Anlayacağın, Devleti ve onun korumacılığın asla istemiyor. Küresel sermayesi için sermayesini ve de siyasetçisini yönlendirebileceği yapı istiyor, her şeyi satan ve de üretmeyen yapı… Tüm bunlardan sonra birkaç konuya takıldım, çünkü o takıldıklarım; “Üretim yapmaksızın, ulusal değerleri satarak kaynak yaratan Türkiye ekonomisinin, ‘satacaklar bittikten sonra’ takılacağını düşünüyorum. Düşünün 2B’den 25 milyar dolar bekliyorlardı, olmadı şimdi 10 milyar dolar için otoyolları ve köprüleri satma kararı aldılar.
Öyle ki, salt merkezi yapının kamu kuruluşları değil, yerel yapının yan kuruluşları, hatta askeri kışlalar bile KHK aracılığıyla Maliye Bakanlığına sattırılacağı söyleniyor. Üretim yapmaksızın deyince kıt bilgimle şu soruları sorabileceğim aklıma geldi: Biliyoruz ki başta beyaz eşya olmak üzere, tekstil ve ‘montaj sanayi ürünü olsa da’ otomotiv sektöründe yıllardır iyiyiyiz.
Yakın, orta ve uzakdoğu’ya Türki Cumhuriyetlerine, batıdaki sınırdaşlarımıza yıllardır dolar karşılığı dışsatımlar yaparız. Yetmedi Avrupa Birliği’ne Euro karşılığı dışsatım yaparız. Bu satışların yavaşladığı söyleniyor. Yavaşlamayı bırakalım; dolar yükselince girişimci kardeşimin de tansiyonu yükselmiyor mu? Çünkü dışsatım yapan bay girişimci sattığı ürün’ün girdisini dolar ile alıyor.
- Girdi maliyeti artınca, ürün satış fiyatı da artmıyor mu?
- Fiyat artınca rekabet gücü düşmüyor mu?
- Rekabet gücü düşünce dışsatım bitmiyor mu?
- Bitince Euro ve dolar kazanımı sonlanmıyor mu?
Tüm bunlar borçlanma maliyetine tavan yaptırmıyor mu? En önemlisi Euro ve dolar geliri azalınca, ülkemin “sermaye + alacak – borçlar” tablosunu (İtalyanca, Bilançosunu) ve ekonomik dengelerini bozmaz mı?

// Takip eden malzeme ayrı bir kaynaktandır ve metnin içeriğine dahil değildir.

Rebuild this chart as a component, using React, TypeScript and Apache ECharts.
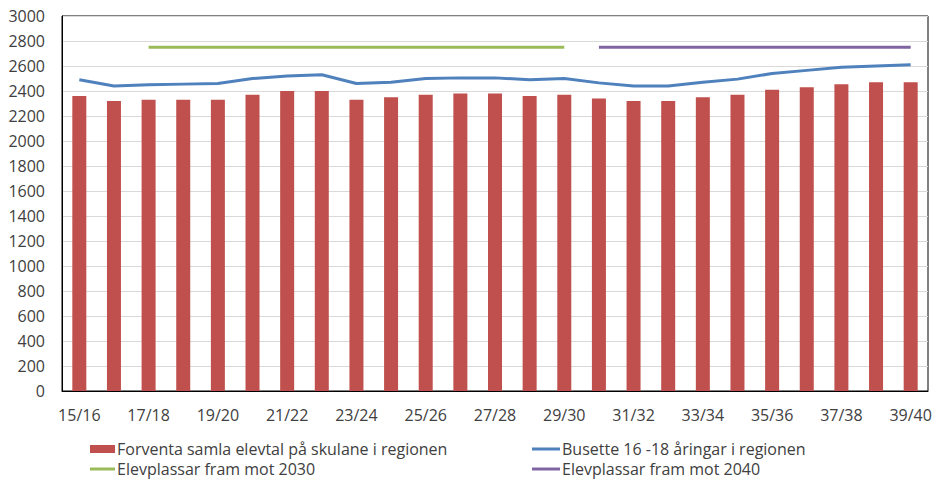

Benim gibi ekonomi cahili bu soruları sorabiliyorsa,
- Türk ekonomisinin iyiye gittiğini birileri söyleyebilir mi?
- İnatla iyiye gittiğini Söyleyenlere, söylenebilir miyim?
Söylemeliyiz ve uyarmalıyız, çünkü ülkemin geleceği, dıştan gelen(küresel kriz) mekanik ezilme ile karşı-karşıya, yani durum travmatik. Bu nedenle; ‘Bizi teğet geçti’ gibi ve de büyüme beklentileri düşmesine ve döviz kuru sıçramasına karşın ‘Bu sefer teğet bile geçmeyecek’ şeklinde ekonomik ekomikliklerden vaz geçmeliyiz.